The Japan Air Self-Defence Force (JASDF) wants to purchase a helmet-mounted sight to go with the development of its next generation XAAM-5 short-range air-to-air missile (AAM).

Japan has no indigenous programme under way to develop a helmet-mounted display. It is understood that the Japan Defence Agency (JDA) has instead approached several foreign suppliers, including Elbit, GEC-Marconi and Sextant Avionique.

A helmet-cueing system forms an essential part of the JDA's planned development of a high off-boresight missile to replace the JASDF's home-grown Mitsubishi AAM-3. Initial funding for the XAAM-5 programme is included in the JDA Technical Research and Development Institute's fiscal year 1998 budget.

Mitsubishi Electric is leading the development effort, which is scheduled for completion by 2004. XAAM-5 will have an NEC imaging infrared seeker and is likely to be capable of target acquisition at off-boresight angles of greater than 60°.

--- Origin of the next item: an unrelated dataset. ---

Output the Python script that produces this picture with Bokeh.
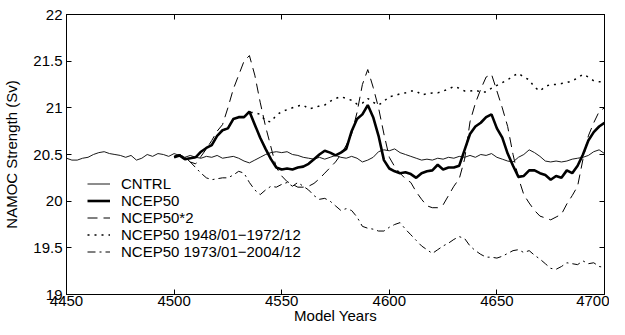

Compared with the existing AIM-9L-class AAM-3, the new missile will have much higher kinematics and the airframe will also lack the forward cruciform control surfaces.

The AAM-3 is notable for the large dogtooth leading edge on its forward fins. These are thought to be intended to produce turbulent airflow over the fin surface, improving manoeuvrability.

The XAAM-5 design is also understood to include narrow, near frame-length fuselage fins, which are intended to generate lift at high angles of attack. The design, which was recently validated by windtunnel testing, also includes thrust vectoring controls for improved manoeuvrability.

The JASDF is asking for a performance at least broadly comparable with that of the Matra BAe Advanced Short Range Air-to-Air Missile and Rafael Python-4, which it has already looked at.

As with other indigenous aerospace developments, the JDA will probably face political and industrial lobbying from the USA to buy the Raytheon AIM-9X instead.

Washington is already putting pressure on Tokyo to order large numbers of active-guided Raytheon AIM-120 advanced medium-range AAMs in preference to Mitsubishi's own radar-guided XAAM-4 missile.